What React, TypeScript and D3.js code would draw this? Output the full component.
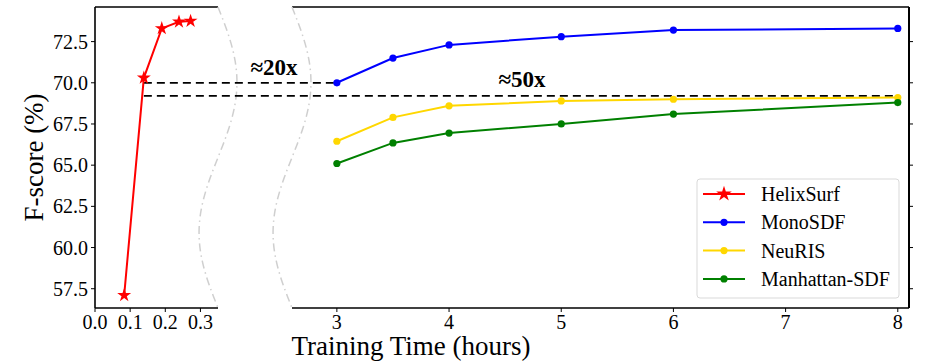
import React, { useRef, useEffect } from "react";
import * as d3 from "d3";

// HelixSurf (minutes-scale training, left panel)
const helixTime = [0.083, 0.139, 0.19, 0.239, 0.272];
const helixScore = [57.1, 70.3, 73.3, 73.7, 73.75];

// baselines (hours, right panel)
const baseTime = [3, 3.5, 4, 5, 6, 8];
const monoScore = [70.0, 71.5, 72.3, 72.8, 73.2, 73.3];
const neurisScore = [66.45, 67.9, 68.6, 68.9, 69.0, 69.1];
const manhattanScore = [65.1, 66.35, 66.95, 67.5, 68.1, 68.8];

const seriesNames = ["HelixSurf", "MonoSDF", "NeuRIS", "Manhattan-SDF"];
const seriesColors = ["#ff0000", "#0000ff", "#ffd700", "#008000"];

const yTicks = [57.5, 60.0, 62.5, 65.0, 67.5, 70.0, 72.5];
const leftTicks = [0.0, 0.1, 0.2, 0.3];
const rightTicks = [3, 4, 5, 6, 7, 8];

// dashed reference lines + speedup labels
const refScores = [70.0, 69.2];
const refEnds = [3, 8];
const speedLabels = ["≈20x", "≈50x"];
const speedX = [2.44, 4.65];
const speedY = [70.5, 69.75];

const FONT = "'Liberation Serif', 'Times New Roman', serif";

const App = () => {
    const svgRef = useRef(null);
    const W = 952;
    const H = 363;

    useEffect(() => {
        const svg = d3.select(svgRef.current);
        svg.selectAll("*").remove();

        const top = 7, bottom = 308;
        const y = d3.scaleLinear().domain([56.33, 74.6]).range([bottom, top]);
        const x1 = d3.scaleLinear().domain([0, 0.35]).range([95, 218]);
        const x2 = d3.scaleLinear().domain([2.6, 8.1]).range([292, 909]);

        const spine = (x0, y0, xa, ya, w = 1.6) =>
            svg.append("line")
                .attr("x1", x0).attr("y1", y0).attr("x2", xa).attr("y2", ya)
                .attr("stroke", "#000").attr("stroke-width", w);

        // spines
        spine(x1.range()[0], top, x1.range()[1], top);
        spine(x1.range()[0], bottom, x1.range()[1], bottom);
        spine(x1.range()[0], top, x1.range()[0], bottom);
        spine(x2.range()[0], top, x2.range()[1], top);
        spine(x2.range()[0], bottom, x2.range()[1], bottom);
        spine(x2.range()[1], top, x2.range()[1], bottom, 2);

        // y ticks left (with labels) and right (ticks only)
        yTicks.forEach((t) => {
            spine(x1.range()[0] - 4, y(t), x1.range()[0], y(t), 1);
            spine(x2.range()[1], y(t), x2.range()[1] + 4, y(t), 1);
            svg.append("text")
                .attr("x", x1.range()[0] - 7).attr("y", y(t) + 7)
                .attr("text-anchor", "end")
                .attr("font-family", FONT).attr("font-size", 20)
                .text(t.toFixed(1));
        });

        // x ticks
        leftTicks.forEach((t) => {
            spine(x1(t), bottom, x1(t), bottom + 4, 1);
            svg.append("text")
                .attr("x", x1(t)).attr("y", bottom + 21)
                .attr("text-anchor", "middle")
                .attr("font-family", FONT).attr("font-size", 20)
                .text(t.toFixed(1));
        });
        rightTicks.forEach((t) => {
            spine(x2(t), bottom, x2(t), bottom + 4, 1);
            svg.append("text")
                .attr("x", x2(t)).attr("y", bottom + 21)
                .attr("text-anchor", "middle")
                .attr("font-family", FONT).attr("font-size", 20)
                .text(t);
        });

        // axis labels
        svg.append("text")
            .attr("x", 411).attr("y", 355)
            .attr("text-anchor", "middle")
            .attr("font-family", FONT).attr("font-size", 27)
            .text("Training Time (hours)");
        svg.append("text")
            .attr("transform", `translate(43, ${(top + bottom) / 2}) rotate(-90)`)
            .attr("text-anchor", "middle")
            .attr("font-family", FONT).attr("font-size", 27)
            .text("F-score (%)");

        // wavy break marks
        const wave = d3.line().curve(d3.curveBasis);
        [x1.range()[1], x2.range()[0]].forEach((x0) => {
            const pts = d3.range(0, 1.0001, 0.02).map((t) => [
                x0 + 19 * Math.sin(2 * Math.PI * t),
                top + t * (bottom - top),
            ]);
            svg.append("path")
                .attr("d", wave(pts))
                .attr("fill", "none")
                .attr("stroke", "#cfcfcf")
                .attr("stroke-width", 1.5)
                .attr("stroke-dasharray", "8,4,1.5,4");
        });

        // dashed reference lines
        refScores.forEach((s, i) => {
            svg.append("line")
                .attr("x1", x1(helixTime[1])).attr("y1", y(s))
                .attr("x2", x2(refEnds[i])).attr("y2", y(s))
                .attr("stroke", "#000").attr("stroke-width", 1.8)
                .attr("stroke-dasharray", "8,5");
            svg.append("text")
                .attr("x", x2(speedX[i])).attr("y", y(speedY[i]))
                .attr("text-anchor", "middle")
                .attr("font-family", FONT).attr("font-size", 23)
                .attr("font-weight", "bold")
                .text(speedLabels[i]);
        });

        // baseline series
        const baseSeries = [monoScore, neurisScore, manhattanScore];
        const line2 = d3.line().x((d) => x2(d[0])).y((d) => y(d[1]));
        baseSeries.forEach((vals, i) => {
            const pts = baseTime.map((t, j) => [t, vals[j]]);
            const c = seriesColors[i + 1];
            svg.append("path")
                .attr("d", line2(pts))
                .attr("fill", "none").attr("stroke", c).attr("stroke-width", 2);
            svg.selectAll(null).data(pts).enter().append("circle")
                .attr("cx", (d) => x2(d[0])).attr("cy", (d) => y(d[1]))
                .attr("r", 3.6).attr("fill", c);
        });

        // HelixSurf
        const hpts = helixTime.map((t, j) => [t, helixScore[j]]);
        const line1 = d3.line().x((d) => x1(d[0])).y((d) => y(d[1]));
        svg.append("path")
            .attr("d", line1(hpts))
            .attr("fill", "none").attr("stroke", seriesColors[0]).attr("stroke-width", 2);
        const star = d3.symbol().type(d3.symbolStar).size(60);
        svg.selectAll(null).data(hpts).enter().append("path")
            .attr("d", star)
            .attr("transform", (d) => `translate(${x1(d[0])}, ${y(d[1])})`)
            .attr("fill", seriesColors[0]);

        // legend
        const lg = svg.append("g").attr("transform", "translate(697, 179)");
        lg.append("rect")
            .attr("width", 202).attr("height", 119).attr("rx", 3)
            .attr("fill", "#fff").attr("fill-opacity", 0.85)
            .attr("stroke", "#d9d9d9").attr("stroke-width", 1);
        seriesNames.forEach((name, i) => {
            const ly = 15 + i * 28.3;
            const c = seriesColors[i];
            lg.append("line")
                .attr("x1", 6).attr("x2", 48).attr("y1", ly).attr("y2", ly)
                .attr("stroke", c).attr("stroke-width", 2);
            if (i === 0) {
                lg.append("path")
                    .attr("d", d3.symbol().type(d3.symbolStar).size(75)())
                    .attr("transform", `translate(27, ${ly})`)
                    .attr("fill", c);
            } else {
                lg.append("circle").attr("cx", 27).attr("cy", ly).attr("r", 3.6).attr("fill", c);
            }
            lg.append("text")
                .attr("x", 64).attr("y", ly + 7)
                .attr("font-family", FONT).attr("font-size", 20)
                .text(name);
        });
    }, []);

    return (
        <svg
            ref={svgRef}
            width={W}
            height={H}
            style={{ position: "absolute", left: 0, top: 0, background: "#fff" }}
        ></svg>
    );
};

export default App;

------------

### Problem
Working from the lines above, reproduce the material exactly and exclude its pictures.

### Response
What React, TypeScript and D3.js code would draw this? Output the full component.
import React, { useRef, useEffect } from "react";
import * as d3 from "d3";

// HelixSurf (minutes-scale training, left panel)
const helixTime = [0.083, 0.139, 0.19, 0.239, 0.272];
const helixScore = [57.1, 70.3, 73.3, 73.7, 73.75];

// baselines (hours, right panel)
const baseTime = [3, 3.5, 4, 5, 6, 8];
const monoScore = [70.0, 71.5, 72.3, 72.8, 73.2, 73.3];
const neurisScore = [66.45, 67.9, 68.6, 68.9, 69.0, 69.1];
const manhattanScore = [65.1, 66.35, 66.95, 67.5, 68.1, 68.8];

const seriesNames = ["HelixSurf", "MonoSDF", "NeuRIS", "Manhattan-SDF"];
const seriesColors = ["#ff0000", "#0000ff", "#ffd700", "#008000"];

const yTicks = [57.5, 60.0, 62.5, 65.0, 67.5, 70.0, 72.5];
const leftTicks = [0.0, 0.1, 0.2, 0.3];
const rightTicks = [3, 4, 5, 6, 7, 8];

// dashed reference lines + speedup labels
const refScores = [70.0, 69.2];
const refEnds = [3, 8];
const speedLabels = ["≈20x", "≈50x"];
const speedX = [2.44, 4.65];
const speedY = [70.5, 69.75];

const FONT = "'Liberation Serif', 'Times New Roman', serif";

const App = () => {
    const svgRef = useRef(null);
    const W = 952;
    const H = 363;

    useEffect(() => {
        const svg = d3.select(svgRef.current);
        svg.selectAll("*").remove();

        const top = 7, bottom = 308;
        const y = d3.scaleLinear().domain([56.33, 74.6]).range([bottom, top]);
        const x1 = d3.scaleLinear().domain([0, 0.35]).range([95, 218]);
        const x2 = d3.scaleLinear().domain([2.6, 8.1]).range([292, 909]);

        const spine = (x0, y0, xa, ya, w = 1.6) =>
            svg.append("line")
                .attr("x1", x0).attr("y1", y0).attr("x2", xa).attr("y2", ya)
                .attr("stroke", "#000").attr("stroke-width", w);

        // spines
        spine(x1.range()[0], top, x1.range()[1], top);
        spine(x1.range()[0], bottom, x1.range()[1], bottom);
        spine(x1.range()[0], top, x1.range()[0], bottom);
        spine(x2.range()[0], top, x2.range()[1], top);
        spine(x2.range()[0], bottom, x2.range()[1], bottom);
        spine(x2.range()[1], top, x2.range()[1], bottom, 2);

        // y ticks left (with labels) and right (ticks only)
        yTicks.forEach((t) => {
            spine(x1.range()[0] - 4, y(t), x1.range()[0], y(t), 1);
            spine(x2.range()[1], y(t), x2.range()[1] + 4, y(t), 1);
            svg.append("text")
                .attr("x", x1.range()[0] - 7).attr("y", y(t) + 7)
                .attr("text-anchor", "end")
                .attr("font-family", FONT).attr("font-size", 20)
                .text(t.toFixed(1));
        });

        // x ticks
        leftTicks.forEach((t) => {
            spine(x1(t), bottom, x1(t), bottom + 4, 1);
            svg.append("text")
                .attr("x", x1(t)).attr("y", bottom + 21)
                .attr("text-anchor", "middle")
                .attr("font-family", FONT).attr("font-size", 20)
                .text(t.toFixed(1));
        });
        rightTicks.forEach((t) => {
            spine(x2(t), bottom, x2(t), bottom + 4, 1);
            svg.append("text")
                .attr("x", x2(t)).attr("y", bottom + 21)
                .attr("text-anchor", "middle")
                .attr("font-family", FONT).attr("font-size", 20)
                .text(t);
        });

        // axis labels
        svg.append("text")
            .attr("x", 411).attr("y", 355)
            .attr("text-anchor", "middle")
            .attr("font-family", FONT).attr("font-size", 27)
            .text("Training Time (hours)");
        svg.append("text")
            .attr("transform", `translate(43, ${(top + bottom) / 2}) rotate(-90)`)
            .attr("text-anchor", "middle")
            .attr("font-family", FONT).attr("font-size", 27)
            .text("F-score (%)");

        // wavy break marks
        const wave = d3.line().curve(d3.curveBasis);
        [x1.range()[1], x2.range()[0]].forEach((x0) => {
            const pts = d3.range(0, 1.0001, 0.02).map((t) => [
                x0 + 19 * Math.sin(2 * Math.PI * t),
                top + t * (bottom - top),
            ]);
            svg.append("path")
                .attr("d", wave(pts))
                .attr("fill", "none")
                .attr("stroke", "#cfcfcf")
                .attr("stroke-width", 1.5)
                .attr("stroke-dasharray", "8,4,1.5,4");
        });

        // dashed reference lines
        refScores.forEach((s, i) => {
            svg.append("line")
                .attr("x1", x1(helixTime[1])).attr("y1", y(s))
                .attr("x2", x2(refEnds[i])).attr("y2", y(s))
                .attr("stroke", "#000").attr("stroke-width", 1.8)
                .attr("stroke-dasharray", "8,5");
            svg.append("text")
                .attr("x", x2(speedX[i])).attr("y", y(speedY[i]))
                .attr("text-anchor", "middle")
                .attr("font-family", FONT).attr("font-size", 23)
                .attr("font-weight", "bold")
                .text(speedLabels[i]);
        });

        // baseline series
        const baseSeries = [monoScore, neurisScore, manhattanScore];
        const line2 = d3.line().x((d) => x2(d[0])).y((d) => y(d[1]));
        baseSeries.forEach((vals, i) => {
            const pts = baseTime.map((t, j) => [t, vals[j]]);
            const c = seriesColors[i + 1];
            svg.append("path")
                .attr("d", line2(pts))
                .attr("fill", "none").attr("stroke", c).attr("stroke-width", 2);
            svg.selectAll(null).data(pts).enter().append("circle")
                .attr("cx", (d) => x2(d[0])).attr("cy", (d) => y(d[1]))
                .attr("r", 3.6).attr("fill", c);
        });

        // HelixSurf
        const hpts = helixTime.map((t, j) => [t, helixScore[j]]);
        const line1 = d3.line().x((d) => x1(d[0])).y((d) => y(d[1]));
        svg.append("path")
            .attr("d", line1(hpts))
            .attr("fill", "none").attr("stroke", seriesColors[0]).attr("stroke-width", 2);
        const star = d3.symbol().type(d3.symbolStar).size(60);
        svg.selectAll(null).data(hpts).enter().append("path")
            .attr("d", star)
            .attr("transform", (d) => `translate(${x1(d[0])}, ${y(d[1])})`)
            .attr("fill", seriesColors[0]);

        // legend
        const lg = svg.append("g").attr("transform", "translate(697, 179)");
        lg.append("rect")
            .attr("width", 202).attr("height", 119).attr("rx", 3)
            .attr("fill", "#fff").attr("fill-opacity", 0.85)
            .attr("stroke", "#d9d9d9").attr("stroke-width", 1);
        seriesNames.forEach((name, i) => {
            const ly = 15 + i * 28.3;
            const c = seriesColors[i];
            lg.append("line")
                .attr("x1", 6).attr("x2", 48).attr("y1", ly).attr("y2", ly)
                .attr("stroke", c).attr("stroke-width", 2);
            if (i === 0) {
                lg.append("path")
                    .attr("d", d3.symbol().type(d3.symbolStar).size(75)())
                    .attr("transform", `translate(27, ${ly})`)
                    .attr("fill", c);
            } else {
                lg.append("circle").attr("cx", 27).attr("cy", ly).attr("r", 3.6).attr("fill", c);
            }
            lg.append("text")
                .attr("x", 64).attr("y", ly + 7)
                .attr("font-family", FONT).attr("font-size", 20)
                .text(name);
        });
    }, []);

    return (
        <svg
            ref={svgRef}
            width={W}
            height={H}
            style={{ position: "absolute", left: 0, top: 0, background: "#fff" }}
        ></svg>
    );
};

export default App;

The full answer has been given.